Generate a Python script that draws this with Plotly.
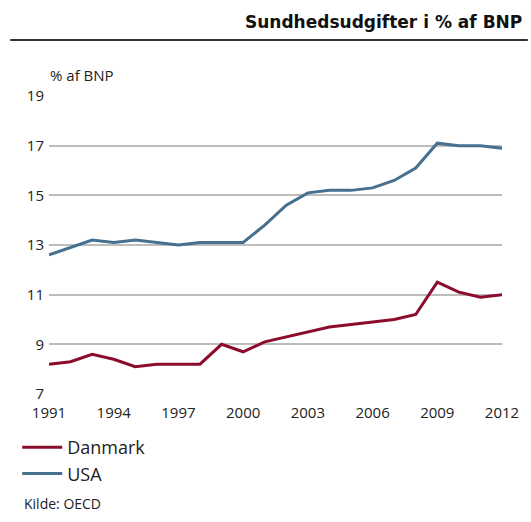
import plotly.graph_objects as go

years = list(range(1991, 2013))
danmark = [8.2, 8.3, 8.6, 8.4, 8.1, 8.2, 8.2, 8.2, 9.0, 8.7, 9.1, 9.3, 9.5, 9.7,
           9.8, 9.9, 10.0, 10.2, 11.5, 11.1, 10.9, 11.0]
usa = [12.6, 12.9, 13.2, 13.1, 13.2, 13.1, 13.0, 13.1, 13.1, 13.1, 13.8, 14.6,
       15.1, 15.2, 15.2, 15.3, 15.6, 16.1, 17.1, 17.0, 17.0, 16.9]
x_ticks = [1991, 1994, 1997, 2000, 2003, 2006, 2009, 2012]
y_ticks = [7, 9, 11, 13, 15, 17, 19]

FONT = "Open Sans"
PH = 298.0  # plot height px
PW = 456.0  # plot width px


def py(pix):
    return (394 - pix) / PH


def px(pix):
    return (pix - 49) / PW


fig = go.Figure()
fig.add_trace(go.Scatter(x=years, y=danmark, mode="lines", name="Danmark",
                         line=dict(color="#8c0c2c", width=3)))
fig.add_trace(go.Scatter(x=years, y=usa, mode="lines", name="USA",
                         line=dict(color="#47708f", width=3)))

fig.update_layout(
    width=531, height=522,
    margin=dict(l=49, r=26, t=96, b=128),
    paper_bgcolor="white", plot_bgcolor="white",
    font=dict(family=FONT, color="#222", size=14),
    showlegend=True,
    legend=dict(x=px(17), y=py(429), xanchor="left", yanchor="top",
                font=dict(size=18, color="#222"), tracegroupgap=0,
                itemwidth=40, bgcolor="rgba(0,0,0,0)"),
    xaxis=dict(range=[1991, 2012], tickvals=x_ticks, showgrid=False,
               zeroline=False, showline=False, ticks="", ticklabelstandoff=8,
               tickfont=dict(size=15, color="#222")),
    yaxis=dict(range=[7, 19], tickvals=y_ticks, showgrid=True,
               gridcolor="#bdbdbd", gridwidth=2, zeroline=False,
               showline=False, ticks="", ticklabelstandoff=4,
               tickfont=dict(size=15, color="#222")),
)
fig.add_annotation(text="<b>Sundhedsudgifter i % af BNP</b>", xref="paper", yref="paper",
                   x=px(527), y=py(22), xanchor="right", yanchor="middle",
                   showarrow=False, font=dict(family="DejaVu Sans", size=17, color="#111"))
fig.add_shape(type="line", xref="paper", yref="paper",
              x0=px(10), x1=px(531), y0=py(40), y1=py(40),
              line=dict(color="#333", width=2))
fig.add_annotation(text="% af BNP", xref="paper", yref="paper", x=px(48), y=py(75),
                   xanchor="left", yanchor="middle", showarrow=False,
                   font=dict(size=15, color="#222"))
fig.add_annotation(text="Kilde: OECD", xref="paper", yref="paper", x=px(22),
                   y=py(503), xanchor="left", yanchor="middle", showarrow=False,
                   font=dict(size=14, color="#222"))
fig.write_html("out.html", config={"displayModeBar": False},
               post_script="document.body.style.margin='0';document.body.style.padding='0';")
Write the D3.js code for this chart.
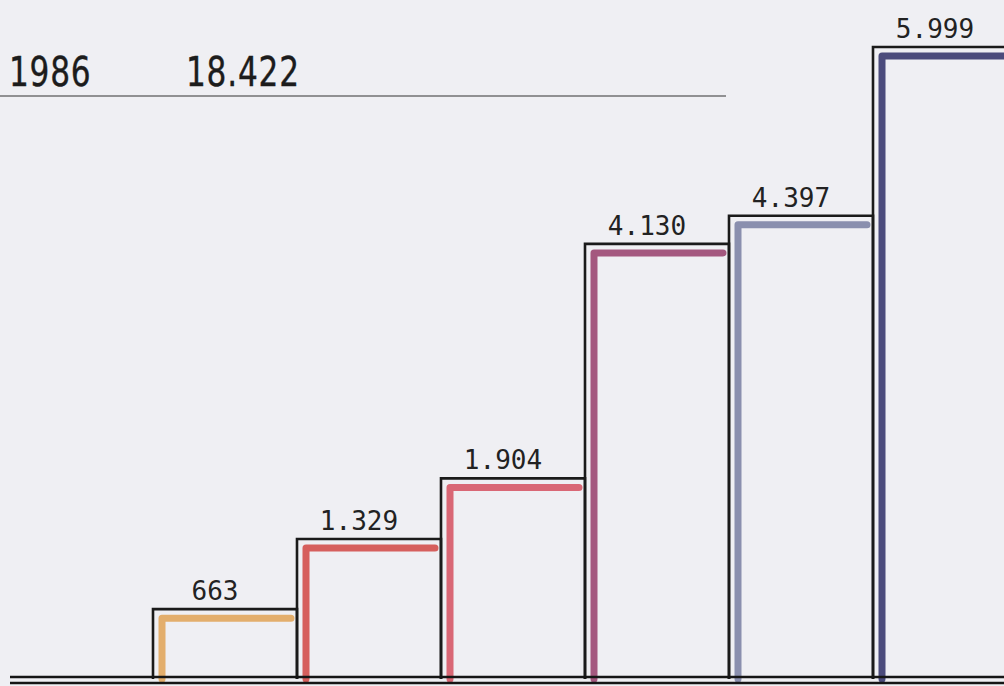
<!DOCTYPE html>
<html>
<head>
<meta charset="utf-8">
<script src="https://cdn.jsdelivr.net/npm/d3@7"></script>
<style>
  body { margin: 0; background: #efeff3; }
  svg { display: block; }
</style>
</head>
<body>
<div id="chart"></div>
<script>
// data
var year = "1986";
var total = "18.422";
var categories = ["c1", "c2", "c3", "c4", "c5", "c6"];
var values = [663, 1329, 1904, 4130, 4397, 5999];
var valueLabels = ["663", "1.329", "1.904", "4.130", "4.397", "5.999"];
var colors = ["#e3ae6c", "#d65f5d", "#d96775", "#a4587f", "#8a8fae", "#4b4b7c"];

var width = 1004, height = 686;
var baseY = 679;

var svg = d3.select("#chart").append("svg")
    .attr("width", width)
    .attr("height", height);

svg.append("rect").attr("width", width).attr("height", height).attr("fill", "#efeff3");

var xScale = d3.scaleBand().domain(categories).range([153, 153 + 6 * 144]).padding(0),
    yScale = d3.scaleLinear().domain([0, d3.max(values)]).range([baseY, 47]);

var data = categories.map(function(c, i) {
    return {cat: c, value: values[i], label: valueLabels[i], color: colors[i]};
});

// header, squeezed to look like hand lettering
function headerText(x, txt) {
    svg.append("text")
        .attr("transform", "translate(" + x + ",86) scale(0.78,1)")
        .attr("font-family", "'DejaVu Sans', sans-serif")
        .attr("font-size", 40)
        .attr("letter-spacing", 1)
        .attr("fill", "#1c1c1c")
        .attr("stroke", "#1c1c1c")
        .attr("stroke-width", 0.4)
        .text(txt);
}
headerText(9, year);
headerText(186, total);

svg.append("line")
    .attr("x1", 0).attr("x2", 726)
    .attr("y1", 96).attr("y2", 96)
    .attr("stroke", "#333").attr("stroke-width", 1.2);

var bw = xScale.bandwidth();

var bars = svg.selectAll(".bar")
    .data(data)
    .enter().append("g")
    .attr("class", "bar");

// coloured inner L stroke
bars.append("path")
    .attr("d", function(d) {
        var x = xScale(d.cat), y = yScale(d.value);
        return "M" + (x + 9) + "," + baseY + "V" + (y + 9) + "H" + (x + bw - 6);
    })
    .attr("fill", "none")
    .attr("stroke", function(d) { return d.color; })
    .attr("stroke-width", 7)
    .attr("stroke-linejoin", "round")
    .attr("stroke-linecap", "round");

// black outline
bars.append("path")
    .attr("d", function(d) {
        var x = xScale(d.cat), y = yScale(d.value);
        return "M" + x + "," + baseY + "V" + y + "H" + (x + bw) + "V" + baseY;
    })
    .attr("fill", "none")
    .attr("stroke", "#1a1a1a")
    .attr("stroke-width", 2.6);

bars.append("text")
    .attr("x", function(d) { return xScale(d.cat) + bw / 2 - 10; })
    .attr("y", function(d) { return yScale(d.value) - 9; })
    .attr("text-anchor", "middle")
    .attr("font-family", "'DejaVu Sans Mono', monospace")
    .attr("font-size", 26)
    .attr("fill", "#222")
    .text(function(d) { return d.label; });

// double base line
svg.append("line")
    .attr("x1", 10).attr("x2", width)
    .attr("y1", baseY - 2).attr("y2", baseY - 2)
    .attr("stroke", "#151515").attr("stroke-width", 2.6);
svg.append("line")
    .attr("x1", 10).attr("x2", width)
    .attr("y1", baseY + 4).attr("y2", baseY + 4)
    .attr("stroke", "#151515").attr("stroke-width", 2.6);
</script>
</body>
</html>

==

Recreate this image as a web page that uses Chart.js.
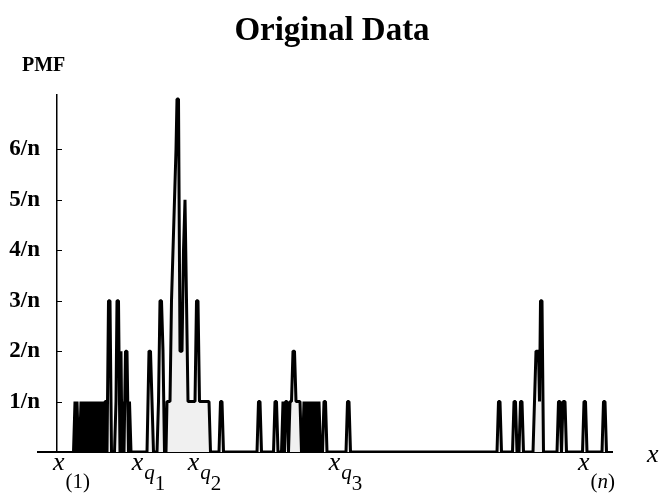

Work instructions => Give back only the lines from the one holding "Write the D3.js code for this chart." through the one holding "var baseY = 679;", both kept, exactly as written. Omit the images.

Written solution =>
Write the D3.js code for this chart.
<!DOCTYPE html>
<html>
<head>
<meta charset="utf-8">
<script src="https://cdn.jsdelivr.net/npm/d3@7"></script>
<style>
  body { margin: 0; background: #efeff3; }
  svg { display: block; }
</style>
</head>
<body>
<div id="chart"></div>
<script>
// data
var year = "1986";
var total = "18.422";
var categories = ["c1", "c2", "c3", "c4", "c5", "c6"];
var values = [663, 1329, 1904, 4130, 4397, 5999];
var valueLabels = ["663", "1.329", "1.904", "4.130", "4.397", "5.999"];
var colors = ["#e3ae6c", "#d65f5d", "#d96775", "#a4587f", "#8a8fae", "#4b4b7c"];

var width = 1004, height = 686;
var baseY = 679;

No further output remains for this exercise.